- The task: Nothing outside the range from the line with "Convert this chart to React, TypeScript" to the line with "const xMax = 7.045;" belongs in the copy, and no pictures do either; repeat that range exactly.

+++ Task inputs

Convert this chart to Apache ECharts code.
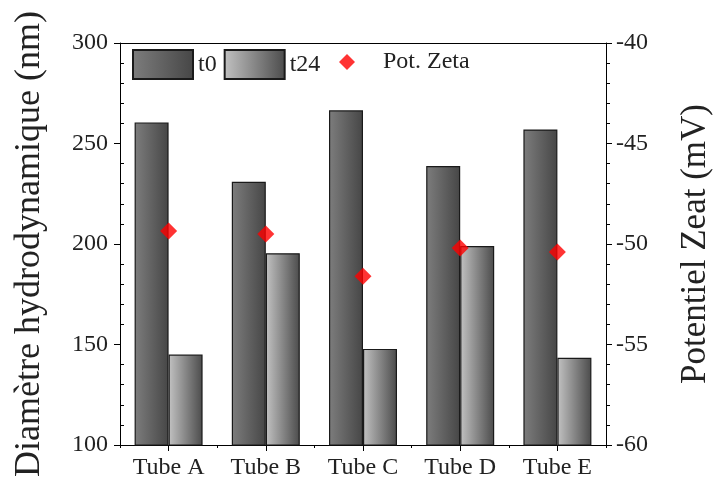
<!DOCTYPE html>
<html>
<head>
<meta charset="utf-8">
<script src="https://cdn.jsdelivr.net/npm/echarts@6/dist/echarts.min.js"></script>
<style>html,body{margin:0;padding:0;background:#fff}#c{width:721px;height:481px}</style>
</head>
<body>
<div id="c"></div>
<script>
var categories = ['Tube A', 'Tube B', 'Tube C', 'Tube D', 'Tube E'];
var t0Values = [260.5, 231, 266.5, 238.8, 257];
var t24Values = [145, 195.4, 147.8, 199, 143.4];
var zetaValues = [-49.35, -49.5, -51.6, -50.2, -50.4];
var leftTicks = {min: 100, max: 300, interval: 50};
var rightTicks = {min: -60, max: -40, interval: 5};

var FONT = "'Liberation Serif', 'Times New Roman', serif";
var TXT = '#222';
var chart = echarts.init(document.getElementById('c'), null, {renderer: 'canvas'});
function grad(a, b) {
  return new echarts.graphic.LinearGradient(0, 0, 1, 0, [{offset: 0, color: a}, {offset: 1, color: b}]);
}
var option = {
  backgroundColor: '#fff',
  animation: false,
  grid: {left: 120, right: 109, top: 43, bottom: 36, containLabel: false},
  legend: [
    {data: ['t0', 't24'], left: 132, top: 49, padding: 0, itemWidth: 60, itemHeight: 29, itemGap: 7, icon: 'rect',
     textStyle: {fontFamily: FONT, fontSize: 24, color: TXT}},
    {data: ['Pot. Zeta'], left: 339, top: 50, padding: 0, itemWidth: 16, itemHeight: 16,
     textStyle: {fontFamily: FONT, fontSize: 24, color: TXT, padding: [0, 0, 0, 23]}}
  ],
  xAxis: [
    {type: 'category', data: categories, position: 'bottom',
     axisLine: {show: true, lineStyle: {color: '#000', width: 1}},
     axisTick: {show: true, alignWithLabel: true, length: 6, lineStyle: {color: '#000'}},
     axisLabel: {fontFamily: FONT, fontSize: 24, color: TXT, margin: 11}},
    {type: 'category', data: categories, position: 'bottom',
     axisLine: {show: false},
     axisTick: {show: true, length: 3, lineStyle: {color: '#000'}},
     axisLabel: {show: false}},
    {type: 'category', data: categories, position: 'top',
     axisLine: {show: true, lineStyle: {color: '#000', width: 1}},
     axisTick: {show: false}, axisLabel: {show: false}}
  ],
  yAxis: [
    {type: 'value', position: 'left', min: leftTicks.min, max: leftTicks.max, interval: leftTicks.interval,
     name: 'Diamètre hydrodynamique (nm)', nameLocation: 'middle', nameGap: 72,
     nameTextStyle: {fontFamily: FONT, fontSize: 36, color: TXT},
     axisLine: {show: true, lineStyle: {color: '#000', width: 1}},
     axisTick: {show: true, length: 6, lineStyle: {color: '#000'}},
     splitLine: {show: false},
     axisLabel: {fontFamily: FONT, fontSize: 24, color: TXT, margin: 12}},
    {type: 'value', position: 'left', min: leftTicks.min, max: leftTicks.max, interval: leftTicks.interval,
     axisLine: {show: false},
     axisTick: {show: false, inside: true},
     minorTick: {show: true, splitNumber: 5, length: 4, lineStyle: {color: '#000'}},
     splitLine: {show: false}, axisLabel: {show: false}},
    {type: 'value', position: 'right', min: rightTicks.min, max: rightTicks.max, interval: rightTicks.interval,
     name: 'Potentiel Zeat (mV)', nameLocation: 'middle', nameGap: 72,
     nameTextStyle: {fontFamily: FONT, fontSize: 35, color: TXT},
     axisLine: {show: true, lineStyle: {color: '#000', width: 1}},
     axisTick: {show: true, length: 6, lineStyle: {color: '#000'}},
     minorTick: {show: true, splitNumber: 5, length: 4, lineStyle: {color: '#000'}},
     splitLine: {show: false},
     axisLabel: {fontFamily: FONT, fontSize: 24, color: TXT, margin: 10}}
  ],
  series: [
    {name: 't0', type: 'bar', xAxisIndex: 0, yAxisIndex: 0, data: t0Values, barWidth: 34, barGap: '0%',
     itemStyle: {color: grad('#7d7d7d', '#464646'), borderColor: '#1a1a1a', borderWidth: 1.2}},
    {name: 't24', type: 'bar', xAxisIndex: 0, yAxisIndex: 0, data: t24Values, barWidth: 34, barGap: '0%',
     itemStyle: {color: grad('#c2c2c2', '#4b4b4b'), borderColor: '#1a1a1a', borderWidth: 1.2}},
    {name: 'Pot. Zeta', type: 'scatter', xAxisIndex: 0, yAxisIndex: 2, data: zetaValues,
     symbol: 'diamond', symbolSize: 17, z: 5,
     itemStyle: {color: '#ff0000'}}
  ]
};
chart.setOption(option);
</script>
</body>
</html>
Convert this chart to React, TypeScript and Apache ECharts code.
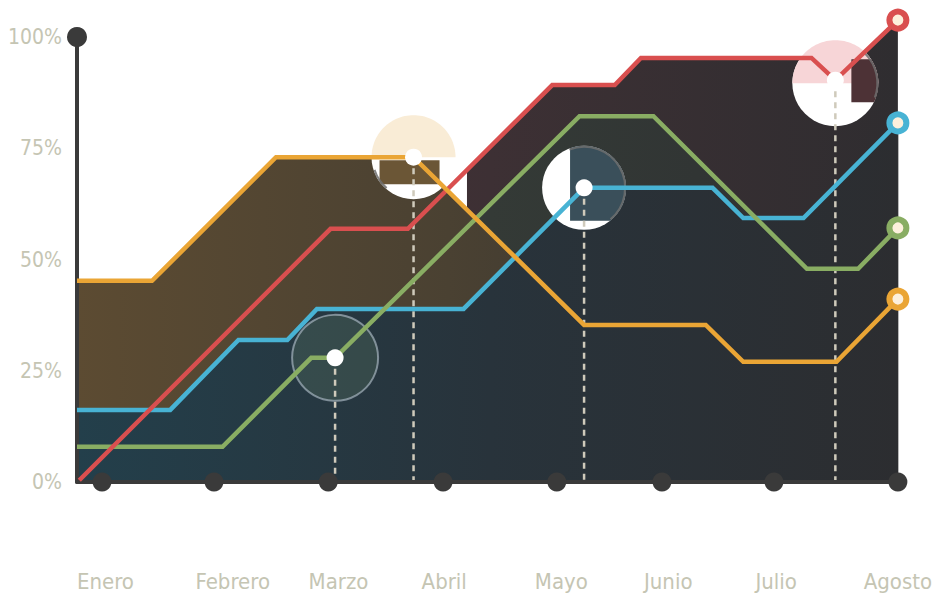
import React, { useEffect, useRef } from 'react';
import * as echarts from 'echarts';

// ---- data (x: month index, y: percent) ----
const months = ['Enero', 'Febrero', 'Marzo', 'Abril', 'Mayo', 'Junio', 'Julio', 'Agosto'];
const monthLabelX = [0.03, 1.15, 2.08, 3.01, 4.04, 4.98, 5.93, 7.0];
const monthDotX = [0, 0.985, 1.99, 3.0, 4.0, 4.925, 5.91, 7.0];
const yTicks = [0, 25, 50, 75, 100];
const xMin = -0.22;
const xMax = 7.045;

const orange = [[-0.22, 45.2], [0.44, 45.2], [1.53, 73.0], [2.74, 73.0], [4.24, 35.3], [5.31, 35.3], [5.64, 27.0], [6.46, 27.0], [7.0, 41.1]];
const red = [[-0.2, 0.4], [2.01, 56.9], [2.69, 56.9], [3.96, 89.2], [4.51, 89.2], [4.74, 95.3], [6.24, 95.3], [6.45, 90.3], [7.0, 103.8]];
const redFillStart = [3.21, 70.1];
const blue = [[-0.22, 16.2], [0.6, 16.2], [1.2, 31.9], [1.63, 31.9], [1.89, 38.9], [3.18, 38.9], [4.24, 66.1], [5.37, 66.1], [5.64, 59.3], [6.17, 59.3], [7.0, 80.7]];
const green = [[-0.22, 7.9], [1.06, 7.9], [1.84, 27.9], [2.05, 27.9], [4.2, 82.2], [4.85, 82.2], [6.2, 47.9], [6.65, 47.9], [7.0, 57.1]];
const focus = [[2.05, 27.9], [2.74, 73.0], [4.24, 66.1], [6.45, 90.3]];

// ---- styles ----
const C = { red: '#d94f4f', orange: '#eaa535', blue: '#48b3d4', green: '#89ad63', axis: '#3a3a3a', text: '#c5c5b3' };
const FONT = "'Liberation Sans Narrow', 'DejaVu Sans Condensed', 'Roboto Condensed', sans-serif";

const lensStyles: any[] = [
  { r: 43, fill: 'rgba(165,205,150,0.13)', stroke: 'rgba(185,198,210,0.6)' },
  { r: 42, fill: '#ffffff', pale: '#f9ecd6', rect: [-34, 3, 26, 27], rectColor: '#6b5636', arc: [131, 162] },
  { r: 42, fill: '#ffffff', rect: [-14, -44, 44, 33], rectColor: '#3a4f5a', arc: [249, 410] },
  { r: 43, fill: '#ffffff', pale: '#f7d5d7', rect: [16, -24, 44, 19], rectColor: '#4d3236', arc: [-45, 20], dy: 3 },
];

function grad(stops: [number, string][]) {
  return {
    type: 'linear', x: 77, y: 0, x2: 903, y2: 0, global: true,
    colorStops: stops.map(([offset, color]) => ({ offset, color })),
  };
}

function clipAxis(pts: number[][], axis: number, bound: number, keepLess: boolean) {
  const out: number[][] = [];
  for (let i = 0; i < pts.length; i++) {
    const a = pts[i], b = pts[(i + 1) % pts.length];
    const ina = keepLess ? a[axis] <= bound : a[axis] >= bound;
    const inb = keepLess ? b[axis] <= bound : b[axis] >= bound;
    if (ina) out.push(a);
    if (ina !== inb) {
      const t = (bound - a[axis]) / (b[axis] - a[axis]);
      out.push([a[0] + (b[0] - a[0]) * t, a[1] + (b[1] - a[1]) * t]);
    }
  }
  return out;
}

function clipCircle(cx: number, cy: number, r: number, x0: number, y0: number, x1: number, y1: number) {
  let pts: number[][] = [];
  for (let i = 0; i < 120; i++) {
    const a = (i / 120) * Math.PI * 2;
    pts.push([cx + r * Math.cos(a), cy + r * Math.sin(a)]);
  }
  pts = clipAxis(pts, 0, x0, false);
  pts = clipAxis(pts, 0, x1, true);
  pts = clipAxis(pts, 1, y0, false);
  pts = clipAxis(pts, 1, y1, true);
  return pts;
}

function areaSeries(data: number[][], stops: [number, string][]) {
  return {
    type: 'line', data, symbol: 'none', clip: false, z: 1, silent: true,
    lineStyle: { width: 0, opacity: 0 },
    areaStyle: { color: grad(stops), opacity: 1 },
  };
}

function lineSeries(data: number[][], color: string, extra: any = {}) {
  const n = data.length;
  return {
    type: 'line', clip: false, z: 5, silent: true, showSymbol: true,
    data: data.map((p, i) => i === n - 1
      ? { value: p, symbol: 'circle', symbolSize: 17, itemStyle: { color: '#fdf0dc', borderColor: color, borderWidth: 6 } }
      : { value: p, symbol: 'none' }),
    lineStyle: { color, width: 4.5, cap: 'butt', join: 'miter' },
    ...extra,
  };
}

function monthFor(v: number) {
  let best = 0;
  monthLabelX.forEach((x, i) => { if (Math.abs(x - v) < Math.abs(monthLabelX[best] - v)) best = i; });
  return months[best];
}

export default function App() {
  const ref = useRef<HTMLDivElement>(null);
  useEffect(() => {
    document.body.style.margin = '0';
    const chart = echarts.init(ref.current!, undefined, { renderer: 'svg' });
    const blueEnd = blue[blue.length - 1];
    chart.setOption({
      animation: false,
      backgroundColor: '#ffffff',
      grid: { left: 77, right: 30, top: 37, bottom: 114, containLabel: false, outerBoundsMode: 'none' },
      xAxis: {
        type: 'value', min: xMin, max: xMax, z: 4,
        axisLine: { show: true, onZero: false, lineStyle: { color: C.axis, width: 4 } },
        axisTick: { show: false },
        splitLine: { show: false },
        axisLabel: {
          customValues: monthLabelX,
          formatter: (v: number) => monthFor(v),
          margin: 88, color: C.text, fontSize: 22, fontFamily: FONT,
        },
      },
      yAxis: {
        type: 'value', min: 0, max: 100, interval: 25, z: 4,
        axisLine: { show: true, onZero: false, lineStyle: { color: C.axis, width: 4 } },
        axisTick: { show: false },
        splitLine: { show: false },
        axisLabel: {
          customValues: yTicks,
          formatter: '{value}%', margin: 15, color: C.text, fontSize: 21, fontFamily: FONT,
        },
      },
      series: [
        areaSeries([redFillStart, ...red.filter((p) => p[0] > redFillStart[0])], [[0, '#4a2e38'], [0.5, '#3d3034'], [1, '#2f2d30']]),
        areaSeries(green, [[0, '#3b4a3b'], [0.5, '#343a36'], [1, '#2e3032']]),
        areaSeries(orange, [[0, '#5c4b32'], [0.45, '#4a4132'], [1, '#2e2e30']]),
        areaSeries(blue, [[0, '#233f4b'], [0.5, '#28333b'], [1, '#2c2d30']]),
        {
          type: 'custom', coordinateSystem: 'cartesian2d', z: 2, silent: true, clip: false,
          data: focus,
          renderItem: (params: any, api: any) => {
            const s = lensStyles[params.dataIndex];
            const c = api.coord([api.value(0), api.value(1)]);
            const cx = c[0], cy = c[1] + (s.dy || 0);
            const children: any[] = [
              { type: 'circle', shape: { cx, cy, r: s.r }, style: { fill: s.fill, stroke: s.stroke || null, lineWidth: 2 } },
            ];
            if (s.pale) {
              children.push({ type: 'polygon', shape: { points: clipCircle(cx, cy, s.r, -1e6, -1e6, 1e6, cy) }, style: { fill: s.pale } });
            }
            if (s.rect) {
              children.push({
                type: 'polygon',
                shape: { points: clipCircle(cx, cy, s.r, cx + s.rect[0], cy + s.rect[1], cx + s.rect[2], cy + s.rect[3]) },
                style: { fill: s.rectColor },
              });
            }
            if (s.arc) {
              children.push({
                type: 'arc',
                shape: { cx, cy, r: s.r - 1, startAngle: (s.arc[0] * Math.PI) / 180, endAngle: (s.arc[1] * Math.PI) / 180, clockwise: true },
                style: { stroke: 'rgba(110,110,110,0.85)', lineWidth: 2, fill: null },
              });
            }
            return { type: 'group', children };
          },
        },
        {
          type: 'custom', coordinateSystem: 'cartesian2d', z: 3, silent: true, clip: false,
          data: focus,
          renderItem: (_params: any, api: any) => {
            const top = api.coord([api.value(0), api.value(1)]);
            const bot = api.coord([api.value(0), 0]);
            return {
              type: 'line',
              shape: { x1: top[0], y1: top[1], x2: bot[0], y2: bot[1] },
              style: { stroke: '#cfcabb', lineWidth: 2.5, lineDash: [6, 5] },
            };
          },
        },
        lineSeries(blue, C.blue, {
          markLine: {
            silent: true, symbol: 'none', label: { show: false },
            lineStyle: { color: 'rgba(165,165,165,0.8)', width: 1, type: 'solid' },
            data: [[{ coord: blueEnd }, { coord: [blueEnd[0], 0] }]],
          },
        }),
        lineSeries(green, C.green),
        lineSeries(red, C.red),
        lineSeries(orange, C.orange),
        {
          type: 'scatter', z: 6, silent: true, symbol: 'circle', symbolSize: 19,
          itemStyle: { color: C.axis, opacity: 1 },
          data: monthDotX.map((x) => [x, 0]),
        },
        {
          type: 'scatter', z: 6, silent: true, symbol: 'circle', symbolSize: 20,
          itemStyle: { color: C.axis, opacity: 1 },
          data: [[xMin, 100]],
        },
        {
          type: 'scatter', z: 7, silent: true, symbol: 'circle', symbolSize: 17,
          itemStyle: { color: '#ffffff', opacity: 1 },
          data: focus,
        },
      ],
    });
    return () => chart.dispose();
  }, []);
  return <div ref={ref} style={{ position: 'fixed', left: 0, top: 0, width: 933, height: 596, background: '#fff' }} />;
}
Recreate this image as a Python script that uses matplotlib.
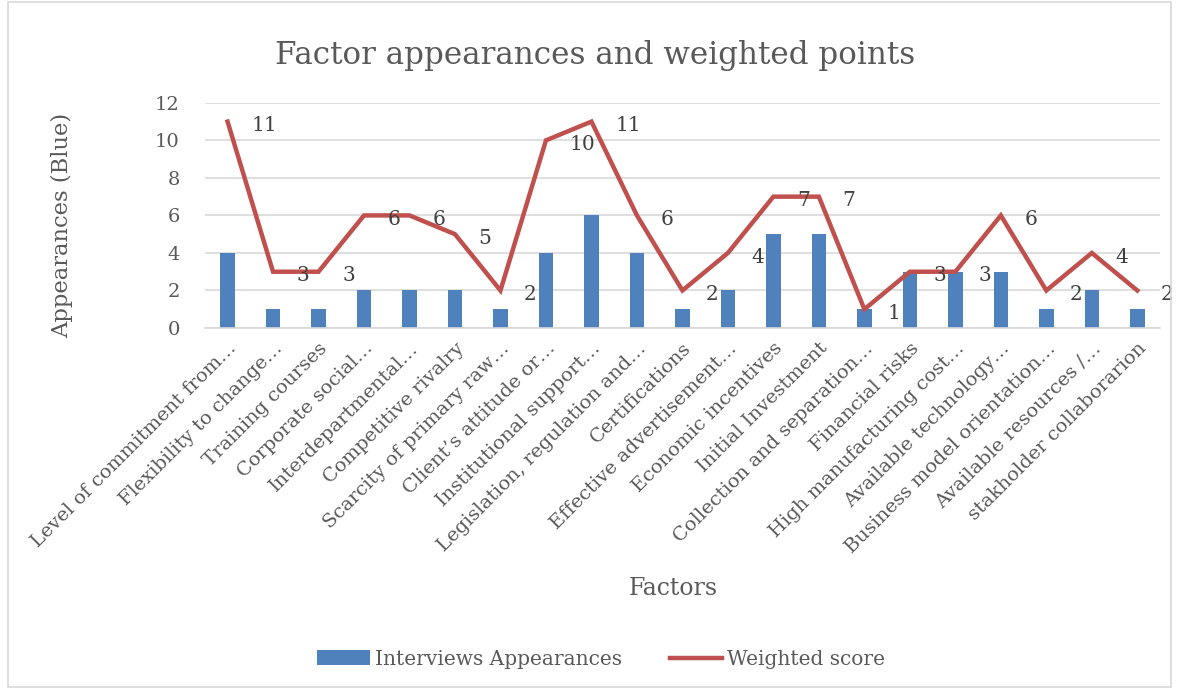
import numpy as np
import matplotlib
matplotlib.use("Agg")
import matplotlib.pyplot as plt
from matplotlib.patches import Rectangle

factors = [
    "Level of commitment from…", "Flexibility to change…", "Training courses",
    "Corporate social…", "Interdepartmental…", "Competitive rivalry",
    "Scarcity of primary raw…", "Client’s attitude or…", "Institutional support…",
    "Legislation, regulation and…", "Certifications", "Effective advertisement…",
    "Economic incentives", "Initial Investment", "Collection and separation…",
    "Financial risks", "High manufacturing cost…", "Available technology…",
    "Business model orientation…", "Available resources /…", "stakholder collaborarion",
]
appearances = [4, 1, 1, 2, 2, 2, 1, 4, 6, 4, 1, 2, 5, 5, 1, 3, 3, 3, 1, 2, 1]
weighted = [11, 3, 3, 6, 6, 5, 2, 10, 11, 6, 2, 4, 7, 7, 1, 3, 3, 6, 2, 4, 2]

blue = "#4F81BD"
red = "#C0504D"
txt = "#595959"
grid = "#D9D9D9"

plt.rcParams['font.family'] = ['DejaVu Serif']

fig = plt.figure(figsize=(11.77, 6.9), dpi=100)
ax = fig.add_axes([0.174, 0.5246, 0.8116, 0.3264])

x = np.arange(len(factors))
bars = ax.bar(x, appearances, width=0.32, color=blue, zorder=2)
line, = ax.plot(x, weighted, color=red, lw=3.2, zorder=3, solid_joinstyle='miter')
for xi, v in zip(x, weighted):
    ax.annotate(str(v), (xi, v), xytext=(17, -3), textcoords='offset points',
                ha='left', va='center', fontsize=14.5, color="#404040", zorder=4)

ax.set_xlim(-0.5, len(factors) - 0.5)
ax.set_ylim(0, 12)
ax.set_yticks(range(0, 13, 2))
ax.yaxis.grid(True, color=grid, lw=1.2, zorder=0)
ax.set_axisbelow(True)
for s in ['top', 'right', 'left']:
    ax.spines[s].set_visible(False)
ax.spines['bottom'].set_color(grid)
ax.spines['bottom'].set_linewidth(1.2)
ax.tick_params(axis='both', length=0, colors=txt, labelsize=14)
ax.tick_params(axis='y', pad=18)
ax.tick_params(axis='x', pad=8)
ax.set_xticks(x)
ax.set_xticklabels(factors, rotation=45, ha='right', rotation_mode='anchor')

ax.set_ylabel("Appearances (Blue)", fontsize=16.3, color=txt)
ax.yaxis.set_label_coords(-0.1376, 0.455)
ax.set_xlabel("Factors", fontsize=17, color=txt)
ax.xaxis.set_label_coords(0.49, -1.105)

fig.text(0.506, 0.92, "Factor appearances and weighted points", ha='center',
         va='center', fontsize=22.3, color=txt)

ax.legend([bars, line], ["Interviews Appearances", "Weighted score"],
          loc='center', bbox_to_anchor=(0.415, -1.47), ncol=2, frameon=False,
          fontsize=14.5, labelcolor=txt, handlelength=2.6, columnspacing=2.4,
          handletextpad=0.25)

fig.patches.append(Rectangle((0.007, 0.004), 0.988, 0.993, transform=fig.transFigure,
                             fill=False, edgecolor=grid, lw=1.2))

fig.savefig("out.png", dpi=100)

++++++

- Exercise response:
Convert this chart to React, TypeScript and Apache ECharts code.
import React, { useEffect, useRef } from 'react';
import * as echarts from 'echarts';

// ---- data (x: month index, y: percent) ----
const months = ['Enero', 'Febrero', 'Marzo', 'Abril', 'Mayo', 'Junio', 'Julio', 'Agosto'];
const monthLabelX = [0.03, 1.15, 2.08, 3.01, 4.04, 4.98, 5.93, 7.0];
const monthDotX = [0, 0.985, 1.99, 3.0, 4.0, 4.925, 5.91, 7.0];
const yTicks = [0, 25, 50, 75, 100];
const xMin = -0.22;
const xMax = 7.045;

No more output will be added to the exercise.